How do genomes change during evolution? To what extent are mechanisms responsible for evolutionary changes also relevant to human disease? Much is understood about fine-scale genomic changes (e.g. point mutations), but the mechanisms of large-scale chromosomal rearrangements (inversion, translocation, fission and fusion) are still unknown. Large-scale chromosome changes are key events in species evolution and cancer development. It is therefore critical to define how they occur, and their impact on genome architecture.
One of the goals of my lab is to explore a mode of chromosome evolution in which the impairment of epigenetic repression of transposable elements causes a higher frequency of chromosomal rearrangements. Our long-term strategy is to use insights gleaned from species comparisons to understand the mechanism of chromosomal rearrangement in human disease.

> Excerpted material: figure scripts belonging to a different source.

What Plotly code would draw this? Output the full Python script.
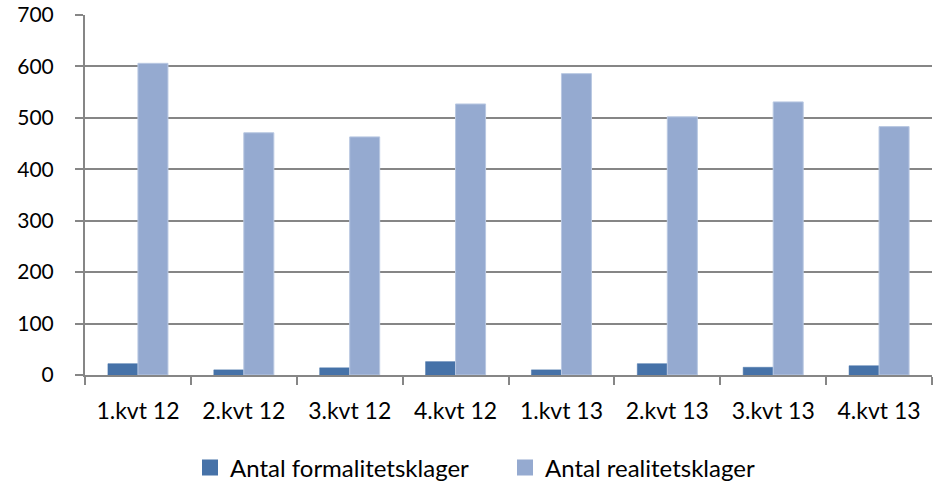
import plotly.graph_objects as go

categories = ["1.kvt 12", "2.kvt 12", "3.kvt 12", "4.kvt 12",
              "1.kvt 13", "2.kvt 13", "3.kvt 13", "4.kvt 13"]
formalitet = [22, 10, 14, 26, 10, 22, 15, 18]
realitet = [606, 471, 463, 527, 586, 502, 531, 483]
y_ticks = [0, 100, 200, 300, 400, 500, 600, 700]
series_names = ["Antal formalitetsklager", "Antal realitetsklager"]
series_colors = ["#4672A8", "#95AAD0"]

fig = go.Figure()
fig.add_trace(go.Bar(x=categories, y=formalitet, name=series_names[0], showlegend=False,
                     marker=dict(color=series_colors[0], line=dict(color=series_colors[0], width=0.5))))
fig.add_trace(go.Bar(x=categories, y=realitet, name=series_names[1], showlegend=False,
                     marker=dict(color=series_colors[1], line=dict(color="#B9C8E2", width=1))))
# legend entries with larger square swatches
for name, color in zip(series_names, series_colors):
    fig.add_trace(go.Scatter(x=[None], y=[None], mode="markers", name=name,
                             marker=dict(symbol="square", size=18, color=color)))

fig.update_layout(
    width=937, height=482,
    margin=dict(l=85, r=5, t=15, b=107),
    plot_bgcolor="white", paper_bgcolor="white",
    barmode="group", bargap=0.433, bargroupgap=0,
    font=dict(family="Lato, Open Sans, sans-serif", size=20, color="#000000"),
    showlegend=True,
    legend=dict(orientation="h", xref="container", yref="container",
                x=190 / 937, xanchor="left", y=1 - 468 / 482, yanchor="middle",
                font=dict(size=24), entrywidth=270, entrywidthmode="pixels",
                traceorder="normal", tracegroupgap=0),
    xaxis=dict(showline=True, linecolor="#868686", linewidth=2, ticks="outside",
               tickson="boundaries", ticklen=8, tickcolor="#868686", tickwidth=2,
               showgrid=False, zeroline=False, automargin=False,
               tickfont=dict(size=23), ticklabelstandoff=14),
    yaxis=dict(range=[0, 700], tickvals=y_ticks, showline=True, linecolor="#868686",
               linewidth=2, ticks="outside", ticklen=8, tickcolor="#868686", tickwidth=2,
               showgrid=True, gridcolor="#868686", gridwidth=1.5, zeroline=False,
               automargin=False, tickfont=dict(size=21), ticklabelstandoff=17),
)

fig.write_html("out.html", config={"displayModeBar": False},
               post_script="document.body.style.margin='0';")
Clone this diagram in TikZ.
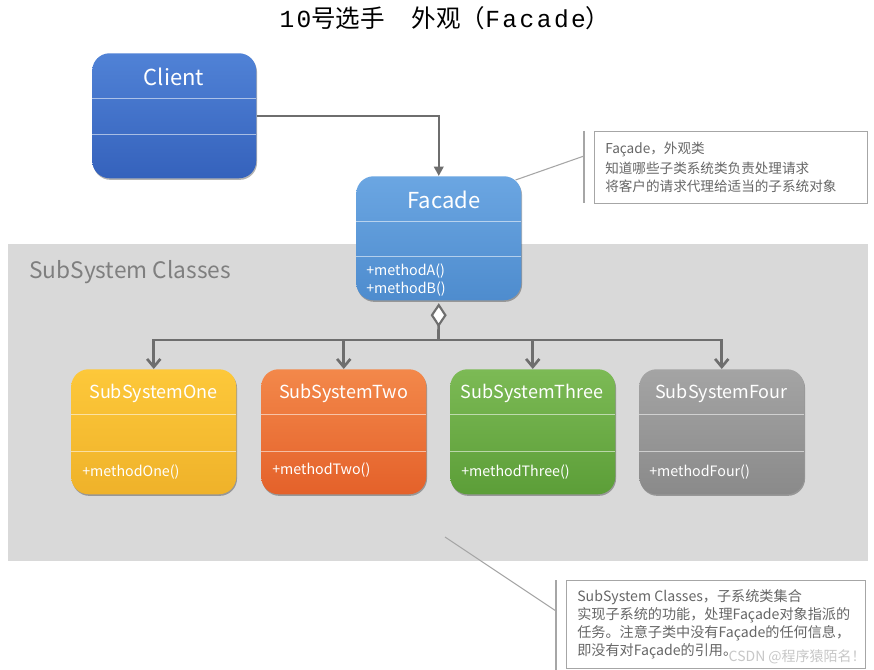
\documentclass[tikz,border=0pt]{standalone}
\usepackage{fontspec}
\setmainfont{Noto Sans CJK SC}
\newfontfamily\cjkfont{Noto Sans CJK SC}
\newfontfamily\monofont[LetterSpace=10]{Liberation Mono}
\usetikzlibrary{arrows.meta,shadows}
\definecolor{bgarea}{HTML}{D9D9D9}
\definecolor{areatext}{HTML}{7F7F7F}
\definecolor{conncol}{HTML}{6E6E6E}
\definecolor{notecol}{HTML}{A6A6A6}
\definecolor{notetext}{HTML}{666666}
\definecolor{clientTop}{HTML}{5082D6}
\definecolor{clientBot}{HTML}{3562BC}
\definecolor{facadeTop}{HTML}{6BA6E2}
\definecolor{facadeBot}{HTML}{4E8CCE}
\definecolor{oneTop}{HTML}{FDC83A}
\definecolor{oneBot}{HTML}{EFB22A}
\definecolor{twoTop}{HTML}{F3884A}
\definecolor{twoBot}{HTML}{E4612A}
\definecolor{threeTop}{HTML}{7CBA55}
\definecolor{threeBot}{HTML}{5C9E38}
\definecolor{fourTop}{HTML}{A4A4A4}
\definecolor{fourBot}{HTML}{8A8A8A}
\begin{document}
\begin{tikzpicture}[x=0.75pt,y=-0.75pt,
  classbox/.style={rectangle, rounded corners=13pt, minimum width=123.75pt,
    minimum height=93.75pt, inner sep=0pt, anchor=north west,
    drop shadow={shadow xshift=0.6pt, shadow yshift=-1.2pt, opacity=0.3, fill=black}},
  divline/.style={draw=white, draw opacity=0.55, line width=0.6pt},
  ctitle/.style={text=white, inner sep=0pt, font=\fontsize{16.5}{19}\selectfont},
  stitle/.style={text=white, inner sep=0pt, font=\fontsize{13.5}{16}\selectfont},
  meth/.style={text=white, inner sep=0pt, anchor=west, font=\fontsize{10.7}{13}\selectfont},
  conn/.style={draw=conncol, line width=2pt},
  barb/.style={-{Straight Barb[length=6pt,width=10pt,line width=2pt]}},
  notebox/.style={draw=notecol, line width=0.8pt, fill=white, anchor=north west, inner sep=0pt},
  notetxt/.style={text=notetext, inner sep=0pt, anchor=west, font=\fontsize{10.2}{12}\selectfont},
  noteline/.style={draw=notecol, line width=0.8pt}
]
\useasboundingbox (0,0) rectangle (874,670);
\fill[white] (0,0) rectangle (874,670);

% title
\node[inner sep=0pt, font=\fontsize{18.4}{21}\selectfont] (title) at (445,18)
  {{\monofont 10}{\cjkfont 号选手}\hspace{20pt}{\cjkfont 外观（}{\monofont Facade}{\cjkfont ）}};

% subsystem area
\node[rectangle, fill=bgarea, anchor=north west, inner sep=0pt,
  minimum width=645pt, minimum height=237.75pt] (area) at (8,244) {};
\node[text=areatext, inner sep=0pt, anchor=west, font=\fontsize{17}{19}\selectfont] (areaT) at (29,272) {SubSystem Classes};

% client
\node[classbox, top color=clientTop, bottom color=clientBot, minimum width=123pt] (client) at (92,53) {};
\draw[divline] (92,98) -- (256,98);
\draw[divline] (92,134) -- (256,134);
\node[ctitle] (clientT) at (174,77) {Client};

% facade
\node[classbox, top color=facadeTop, bottom color=facadeBot, minimum height=93pt] (facade) at (356,176) {};
\draw[divline] (356,221) -- (521,221);
\draw[divline] (356,256) -- (521,256);
\node[ctitle] (facadeT) at (444,200) {Facade};
\node[meth] (facadeM1) at (366,271) {+methodA()};
\node[meth] (facadeM2) at (366,289) {+methodB()};

% subsystems
\node[classbox, top color=oneTop, bottom color=oneBot] (one) at (71,369) {};
\node[classbox, top color=twoTop, bottom color=twoBot] (two) at (261,369) {};
\node[classbox, top color=threeTop, bottom color=threeBot] (three) at (450,369) {};
\node[classbox, top color=fourTop, bottom color=fourBot] (four) at (639,369) {};
\foreach \xl in {71,261,450,639}{
  \draw[divline] (\xl,414) -- (\xl+165,414);
  \draw[divline] (\xl,451) -- (\xl+165,451);
}
\node[stitle] (oneT) at (153.5,393) {SubSystemOne};
\node[stitle] (twoT) at (343.5,393) {SubSystemTwo};
\node[stitle] (threeT) at (532,393) {SubSystemThree};
\node[stitle] (fourT) at (721.5,393) {SubSystemFour};
\node[meth] (oneM) at (82,472) {+methodOne()};
\node[meth] (twoM) at (272,470) {+methodTwo()};
\node[meth] (threeM) at (461,472) {+methodThree()};
\node[meth] (fourM) at (649,472) {+methodFour()};

% connectors
\draw[draw=conncol, line width=1.8pt, -{Triangle[length=7pt,width=7pt]}] (client.east) -| (facade.north);
\coordinate (bus) at (438.5,340);
\draw[conn, {Diamond[open, fill=white, length=18pt, width=12pt, line width=1.6pt]}-] ([yshift=-2pt]facade.south) -- (bus);
\draw[conn, barb] (bus) -| (one.north);
\draw[conn, barb] (bus) -| (two.north);
\draw[conn, barb] (bus) -| (three.north);
\draw[conn, barb] (bus) -| (four.north);

% note 1
\node[notebox, minimum width=204.75pt, minimum height=54pt] (note1) at (594,131) {};
\coordinate (n1a) at (584,131);
\coordinate (n1b) at (584,203);
\coordinate (n1c) at (584,156);
\draw[noteline] (n1a) -- (n1b);
\draw[noteline] (facade.north east) ++(-6,4) coordinate (n1d) -- (n1c);
\node[notetxt] (note1L1) at (605,150) {Façade，外观类};
\node[notetxt] (note1L2) at (605,168) {知道哪些子类系统类负责处理请求};
\node[notetxt] (note1L3) at (605,186) {将客户的请求代理给适当的子系统对象};

% note 2
\node[notebox, minimum width=224.25pt, minimum height=66pt] (note2) at (566,580) {};
\coordinate (n2a) at (556,580);
\coordinate (n2b) at (556,670);
\coordinate (n2c) at (556,611);
\coordinate (n2d) at (445,537);
\draw[noteline] (n2a) -- (n2b);
\draw[noteline] (n2d) -- (n2c);
\node[notetxt, font=\fontsize{10.6}{12}\selectfont] (note2L1) at (577,597) {SubSystem Classes，子系统类集合};
\node[notetxt, font=\fontsize{10.6}{12}\selectfont] (note2L2) at (577,615) {实现子系统的功能，处理Façade对象指派的};
\node[notetxt, font=\fontsize{10.6}{12}\selectfont] (note2L3) at (577,633) {任务。注意子类中没有Façade的任何信息，};
\node[notetxt, font=\fontsize{10.6}{12}\selectfont] (note2L4) at (577,651) {即没有对Façade的引用。};
\node[text=black!22, inner sep=0pt, anchor=east, font=\fontsize{10.5}{12}\selectfont] (wm) at (866,657) {CSDN @程序猿陌名！};
\end{tikzpicture}
\end{document}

Moreover, we are interested in determining genetic variation established by retrotransposon movement and activity both in species evolution and disease. We make use of non-human primate models to address some of these questions.
Why us and why here?
Lucia Carbone became interested in studying chromosome evolution when she was an undergraduate student under the mentorship of Prof. Mariano Rocchi at University of Bari (Italy). As the human genome and the one of other species had not been sequenced yet, she mainly used cytogenetics as a tool for comparative genomics. When she moved to the Children’s Hospital Research Institute of Oakland (CHORI) for her postdoctoral training she exploited the Bacterial Artificial Chromosome (BAC) genomic libraries and other resources developed by the Pieter de Jong’s lab to investigate mechanisms underlying chromosomal rearrangements. In 2010 she started her own lab at OHSU/ONPRC which includes experts in bioinformatics interested in retrotransposons and genome evolution and epigenetics. Moreover, work done in the lab involves applying cutting edge experimental technologies based on next-generation sequencing to investigate genomic and epigenetic changes occurring during species evolution and disease.
The work of the Carbone Lab is carried out at the Oregon National Primate Research Center at OHSU. This is one of the eight National Primate Research Centers in the United States showcasing world class research programs relate to high-priority medical needs. The lab is part of the Primate Genetics Program within the Division of Neuroscience. Lucia Carbone is also an Assistant Professor in the School of Medicine and is affiliated with the Departments of Medicine, Behavioral Neuroscience, Molecular & Medical Genetics and Medical Informatics and Clinical Epidemiology.